A statue of the former owner of the Washington Redskins outside of their old stadium has been taken down.
The statue of George Preston Marshall, who started the franchise in the 1930s, was removed outside of Robert F. Kennedy Memorial Stadium on Friday morning.
Max Brown, the chairman of the Events DC board of directors, the group that is in charge of the stadium, and Greg O’Dell, the president and CEO, released a joint statement explaining the removal.
“This symbol of a person who didn’t believe all men and women were created equal and who actually worked against integration is counter to all that we as people, a city, and nation represent,” the statement read, according to ESPN. “We believe that injustice and inequality of all forms is reprehensible and we are firmly committed to confronting unequal treatment and working together toward healing our city and country.”
Brown and O’Dell also said that the removal of the statue is an “overdue step on the road to lasting equality and justice.”

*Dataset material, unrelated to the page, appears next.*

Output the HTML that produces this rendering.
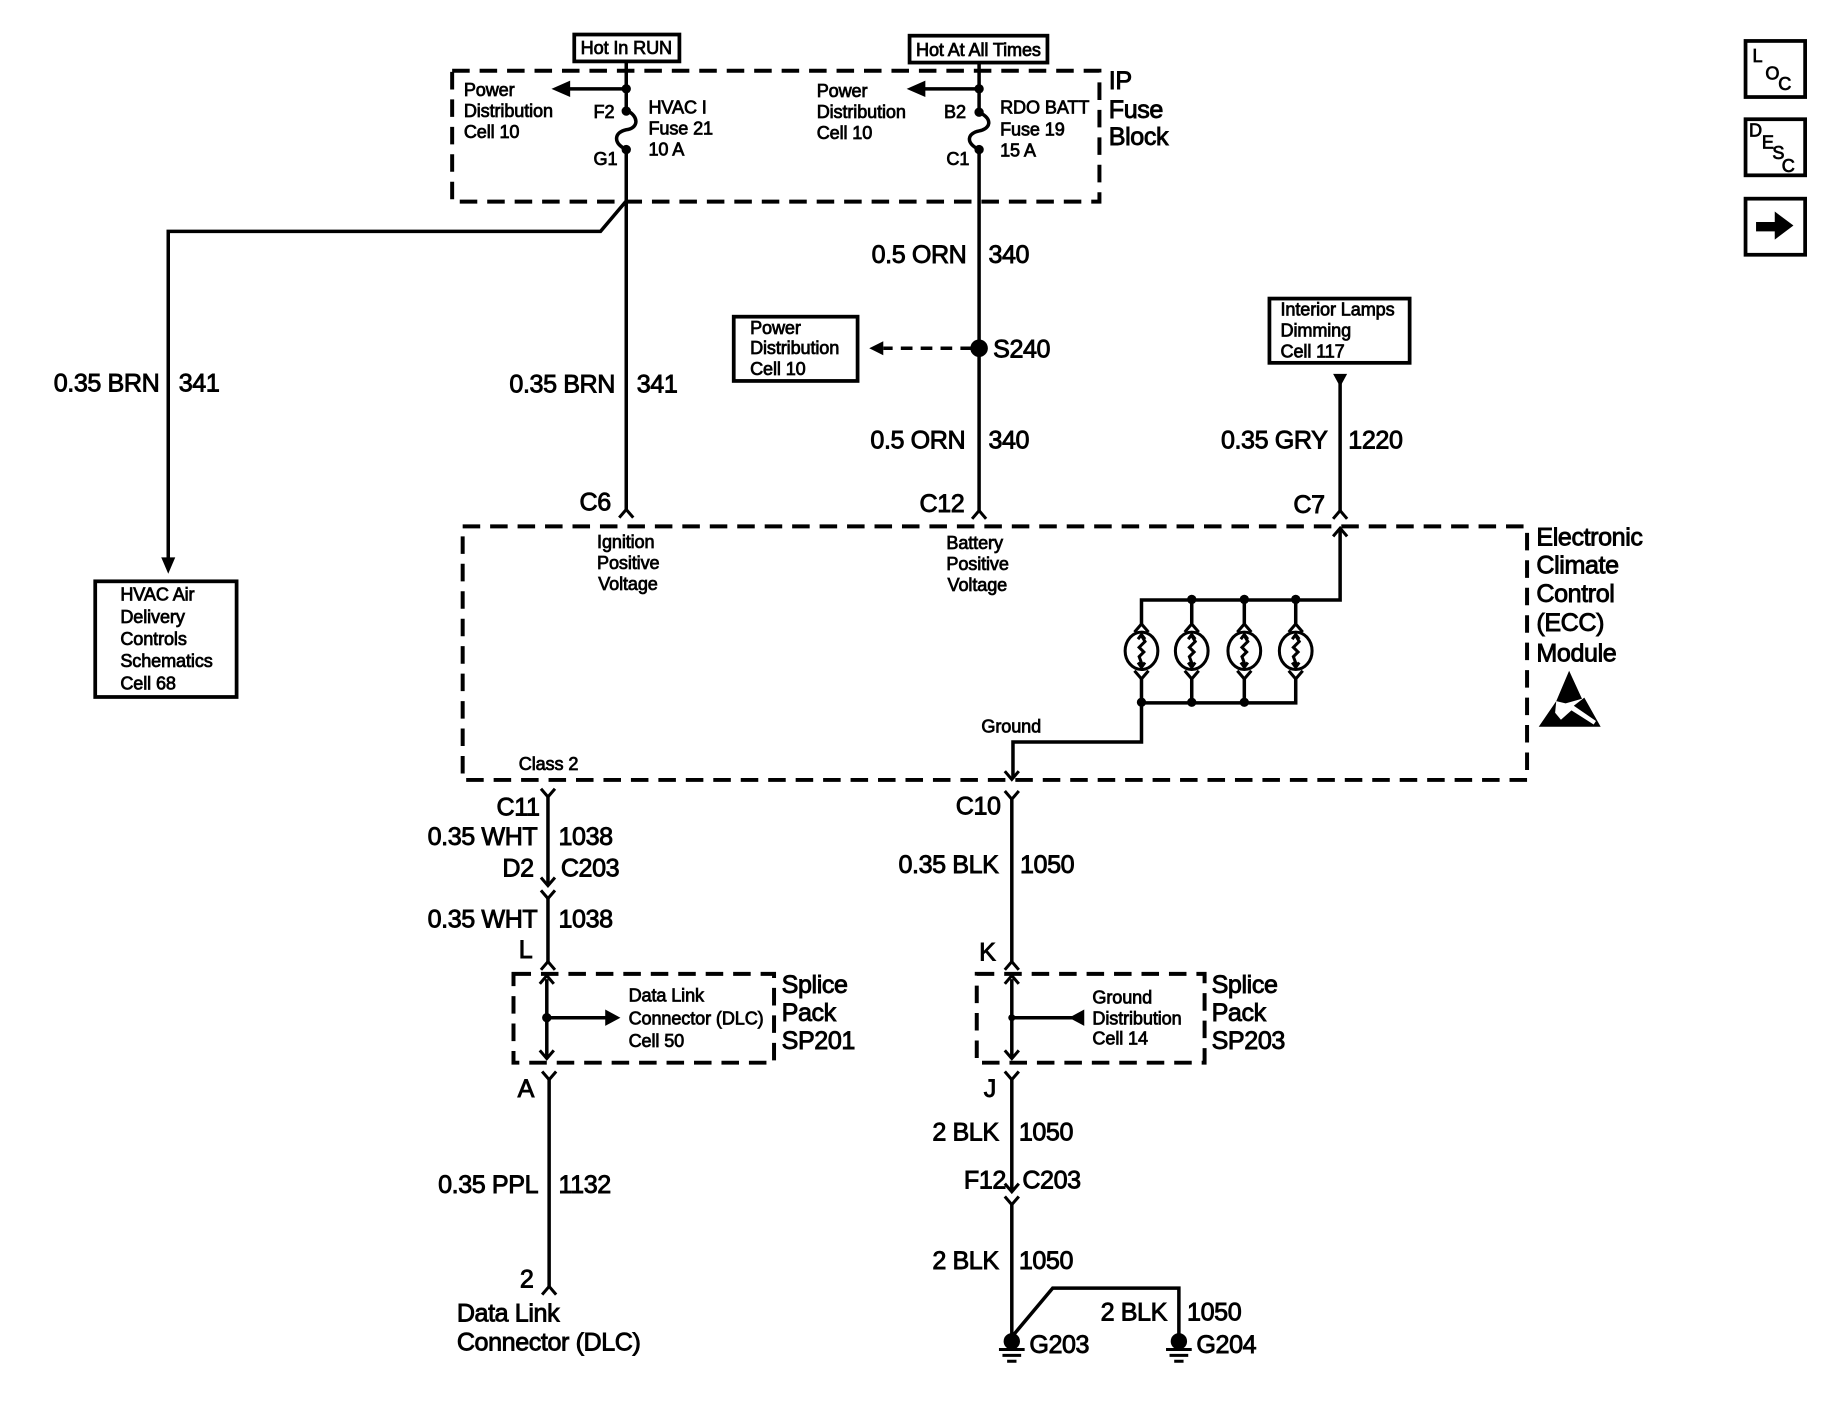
<!DOCTYPE html>
<html><head><meta charset="utf-8">
<style>
html,body{margin:0;padding:0;background:#fff;width:1832px;height:1408px;overflow:hidden}
svg{display:block}
text{font-family:"Liberation Sans",sans-serif;fill:#000;stroke:#000}
.b{font-size:21.5px;stroke-width:.75px;letter-spacing:-.35px}
.s{font-size:15.5px;stroke-width:.65px;letter-spacing:-.1px}
.l{fill:none;stroke:#000;stroke-width:3;stroke-linejoin:miter}
.t{fill:none;stroke:#000;stroke-width:2.6}
.d{fill:none;stroke:#000;stroke-width:3.4;stroke-dasharray:15 8.5}
.x{fill:none;stroke:#000;stroke-width:3.2}
.f{fill:#000;stroke:none}
</style></head><body>
<svg width="1832" height="1408" viewBox="0 0 1568 1205" xmlns="http://www.w3.org/2000/svg">
<rect width="1568" height="1205" fill="#fff"/>

<!-- boxes -->
<rect class="x" x="491.500" y="29.500" width="90" height="23"/>
<rect class="x" x="778.500" y="30.500" width="118" height="23"/>
<rect class="d" x="387" y="60.500" width="554" height="112"/>
<rect class="x" x="81.500" y="497.500" width="121" height="99"/>
<rect class="x" x="628" y="271" width="106" height="55"/>
<rect class="x" x="1086.500" y="255.500" width="120" height="55"/>
<rect class="d" x="396" y="450.500" width="911" height="217"/>
<rect class="d" x="439.500" y="833.500" width="223" height="76"/>
<rect class="d" x="836" y="833.500" width="195" height="76"/>

<!-- top wires -->
<path class="l" d="M536 53V94M536 128V437"/>
<path class="l" d="M536 94C548 100 546 110 536 111C526 113 524 122 536 128"/>
<path class="l" d="M838 54V96M838 128V437"/>
<path class="l" d="M838 96C850 102 848 110 838 112C828 114 826 122 838 128"/>
<path class="l" d="M536 76H486M838 76H790"/>
<path class="f" d="M472 76L488 69V83ZM776 76L792 69V83Z"/>
<g class="f"><circle cx="536" cy="76" r="4"/><circle cx="536" cy="95" r="4"/><circle cx="536" cy="128" r="4"/><circle cx="838" cy="76" r="4"/><circle cx="838" cy="96" r="4"/><circle cx="838" cy="128" r="4"/></g>

<!-- branch to HVAC -->
<path class="l" d="M536 172L514 198H144V480"/>
<path class="f" d="M144 491L138 477H150Z"/>

<!-- S240 -->
<circle class="f" cx="838" cy="298" r="7.500"/>
<path class="l" d="M832 298H756" stroke-dasharray="10 7"/>
<path class="f" d="M744 298L756 292V304Z"/>

<!-- Interior lamps wire -->
<path class="f" d="M1147 331L1141 320H1153Z"/>
<path class="l" d="M1147 328V438"/>

<!-- chevrons at ECC top -->
<path class="t" d="M530 443L536 436L542 443M832 444L838 437L844 444M1141 444L1147 437L1153 444M1141 459L1147 452L1153 459"/>

<!-- ECC internals -->
<path class="l" d="M1147 453V513.500H977V534M1020 513V534M1065 513V534M1109 513V534"/>
<path class="t" d="M971 541L977 534L983 541M1014 541L1020 534L1026 541M1059 541L1065 534L1071 541M1103 541L1109 534L1115 541"/>
<g class="f"><circle cx="1020" cy="513" r="4"/><circle cx="1065" cy="513" r="4"/><circle cx="1109" cy="513" r="4"/>
<circle cx="977" cy="601" r="4"/><circle cx="1020" cy="601" r="4"/><circle cx="1065" cy="601" r="4"/></g>
<g class="t">
<ellipse cx="977" cy="557" rx="14" ry="16"/><ellipse cx="1020" cy="557" rx="14" ry="16"/><ellipse cx="1065" cy="557" rx="14" ry="16"/><ellipse cx="1109" cy="557" rx="14" ry="16"/>
<path d="M977 544L980 549L975 554L979 558L975 562L978 570M974 547L977 543L980 547M974 567L977 571L980 567"/>
<path d="M1020 544L1023 549L1018 554L1022 558L1018 562L1021 570M1017 547L1020 543L1023 547M1017 567L1020 571L1023 567"/>
<path d="M1065 544L1068 549L1063 554L1067 558L1063 562L1066 570M1062 547L1065 543L1068 547M1062 567L1065 571L1068 567"/>
<path d="M1109 544L1112 549L1107 554L1111 558L1107 562L1110 570M1106 547L1109 543L1112 547M1106 567L1109 571L1112 567"/>
</g>
<path class="t" d="M971 574L977 581L983 574M1014 574L1020 581L1026 574M1059 574L1065 581L1071 574M1103 574L1109 581L1115 574"/>
<path class="l" d="M977 581V635H867V666M1020 581V601M1065 581V601M1109 581V601.500H977"/>
<path class="t" d="M860 660L866 667L872 660"/>

<!-- ESD symbol -->
<path class="f" d="M1343 574L1354 598L1340 602L1332 600ZM1332 600L1317 622H1370L1356 597L1347 604L1366 617L1364 620L1345 608L1336 616L1331 610Z"/>

<!-- lower left wire -->
<path class="t" d="M463 675L469 682L475 675"/>
<path class="l" d="M469 682V757M469 769V824"/>
<path class="t" d="M463 751L469 758L475 751M463 762L469 769L475 762M463 830L469 823L475 830"/>
<path class="l" d="M468 838V906"/>
<path class="t" d="M462 842L468 835L474 842M462 899L468 906L474 899"/>
<circle class="f" cx="468" cy="871" r="4"/>
<path class="l" d="M468 871H520"/>
<path class="f" d="M531 871L518 864V878Z"/>
<path class="t" d="M464 917L470 924L476 917"/>
<path class="l" d="M470 924V1101"/>
<path class="t" d="M464 1108L470 1101L476 1108"/>

<!-- lower right wire -->
<path class="t" d="M860 677L866 684L872 677"/>
<path class="l" d="M866 684V824"/>
<path class="t" d="M860 830L866 823L872 830"/>
<path class="l" d="M866 838V906"/>
<path class="t" d="M860 842L866 835L872 842M860 899L866 906L872 899"/>
<circle class="f" cx="866" cy="871" r="3"/>
<path class="l" d="M866 871H918"/>
<path class="f" d="M915 871L928 864V878Z"/>
<path class="t" d="M860 917L866 924L872 917"/>
<path class="l" d="M866 924V1018M866 1031V1150"/>
<path class="t" d="M860 1013L866 1020L872 1013M860 1024L866 1031L872 1024"/>
<path class="l" d="M867 1143L901 1102.500H1009V1150"/>
<!-- grounds -->
<g class="f"><circle cx="866" cy="1148" r="7"/><circle cx="1009" cy="1148" r="7"/></g>
<path class="t" d="M855 1155H877M858 1160H874M862 1165H870M998 1155H1020M1001 1160H1017M1005 1165H1013"/>

<!-- icons -->
<rect class="x" x="1494" y="35" width="51" height="48"/>
<rect class="x" x="1494" y="102" width="51" height="48"/>
<rect class="x" x="1494" y="170" width="51" height="48"/>
<path class="f" d="M1503 190H1519V181L1535 193L1519 205V198H1503Z"/>

<!-- big text -->
<g class="b">
<text x="949" y="76">IP</text><text x="949" y="101">Fuse</text><text x="949" y="124">Block</text>
<text x="46" y="335">0.35 BRN</text><text x="153" y="335">341</text>
<text x="436" y="336">0.35 BRN</text><text x="545" y="336">341</text>
<text x="746" y="225">0.5 ORN</text><text x="846" y="225">340</text>
<text x="850" y="306">S240</text>
<text x="745" y="384">0.5 ORN</text><text x="846" y="384">340</text>
<text x="1045" y="384">0.35 GRY</text><text x="1154" y="384">1220</text>
<text x="496" y="437">C6</text><text x="787" y="438">C12</text><text x="1107" y="439">C7</text>
<text x="1315" y="467">Electronic</text><text x="1315" y="491">Climate</text><text x="1315" y="515">Control</text><text x="1315" y="540">(ECC)</text><text x="1315" y="566">Module</text>
<text x="425" y="698">C11</text><text x="366" y="723">0.35 WHT</text><text x="478" y="723">1038</text>
<text x="430" y="750">D2</text><text x="480" y="750">C203</text>
<text x="366" y="794">0.35 WHT</text><text x="478" y="794">1038</text>
<text x="444" y="820">L</text>
<text x="669" y="850">Splice</text><text x="669" y="874">Pack</text><text x="669" y="898">SP201</text>
<text x="443" y="939">A</text>
<text x="375" y="1021">0.35 PPL</text><text x="478" y="1021">1132</text>
<text x="445" y="1102">2</text>
<text x="391" y="1131">Data Link</text><text x="391" y="1156">Connector (DLC)</text>
<text x="818" y="697">C10</text>
<text x="769" y="747">0.35 BLK</text><text x="873" y="747">1050</text>
<text x="838" y="822">K</text>
<text x="1037" y="850">Splice</text><text x="1037" y="874">Pack</text><text x="1037" y="898">SP203</text>
<text x="842" y="939">J</text>
<text x="798" y="976">2 BLK</text><text x="872" y="976">1050</text>
<text x="825" y="1017">F12</text><text x="875" y="1017">C203</text>
<text x="798" y="1086">2 BLK</text><text x="872" y="1086">1050</text>
<text x="942" y="1130">2 BLK</text><text x="1016" y="1130">1050</text>
<text x="881" y="1158">G203</text><text x="1024" y="1158">G204</text>
</g>

<!-- small text -->
<g class="s">
<text x="497" y="46">Hot In RUN</text>
<text x="784" y="48">Hot At All Times</text>
<text x="397" y="82">Power</text><text x="397" y="100">Distribution</text><text x="397" y="118">Cell 10</text>
<text x="508" y="101">F2</text><text x="508" y="141">G1</text>
<text x="555" y="97">HVAC I</text><text x="555" y="115">Fuse 21</text><text x="555" y="133">10 A</text>
<text x="699" y="83">Power</text><text x="699" y="101">Distribution</text><text x="699" y="119">Cell 10</text>
<text x="808" y="101">B2</text><text x="810" y="141">C1</text>
<text x="856" y="97">RDO BATT</text><text x="856" y="116">Fuse 19</text><text x="856" y="134">15 A</text>
<text x="642" y="286">Power</text><text x="642" y="303">Distribution</text><text x="642" y="321">Cell 10</text>
<text x="1096" y="270">Interior Lamps</text><text x="1096" y="288">Dimming</text><text x="1096" y="306">Cell 117</text>
<text x="103" y="514">HVAC Air</text><text x="103" y="533">Delivery</text><text x="103" y="552">Controls</text><text x="103" y="571">Schematics</text><text x="103" y="590">Cell 68</text>
<text x="511" y="469">Ignition</text><text x="511" y="487">Positive</text><text x="512" y="505">Voltage</text>
<text x="810" y="470">Battery</text><text x="810" y="488">Positive</text><text x="811" y="506">Voltage</text>
<text x="840" y="627">Ground</text><text x="444" y="659">Class 2</text>
<text x="538" y="857">Data Link</text><text x="538" y="877">Connector (DLC)</text><text x="538" y="896">Cell 50</text>
<text x="935" y="859">Ground</text><text x="935" y="877">Distribution</text><text x="935" y="894">Cell 14</text>
<text x="1500" y="53">L</text><text x="1511" y="68">O</text><text x="1522" y="77">C</text>
<text x="1497" y="117">D</text><text x="1508" y="127">E</text><text x="1517" y="136">S</text><text x="1525" y="147">C</text>
</g>
</svg>
</body></html>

“We recognize that we can do better and act now,” they continued. “We’ve heard from many of our stakeholders in the community, and we thank you. Allowing the memorial to remain on the RFK Campus goes against Events DC’s values of inclusion and equality and is a disturbing symbol to many in the city we serve.”
Marshall owned the franchise from its inception in 1932 until his death in 1969. He refused to integrate his team in the early 1960s and didn’t do so until 1962, which made them the last NFL team to do so.
The removal of the statue coincided with Juneteenth, which is recognized as a holiday or observed in 47 states and D.C. on June 19. The date marks the anniversary of the day in 1865 when Maj. Gen. Gordon Granger announced the end of the Civil War and of slavery in Galveston, Texas.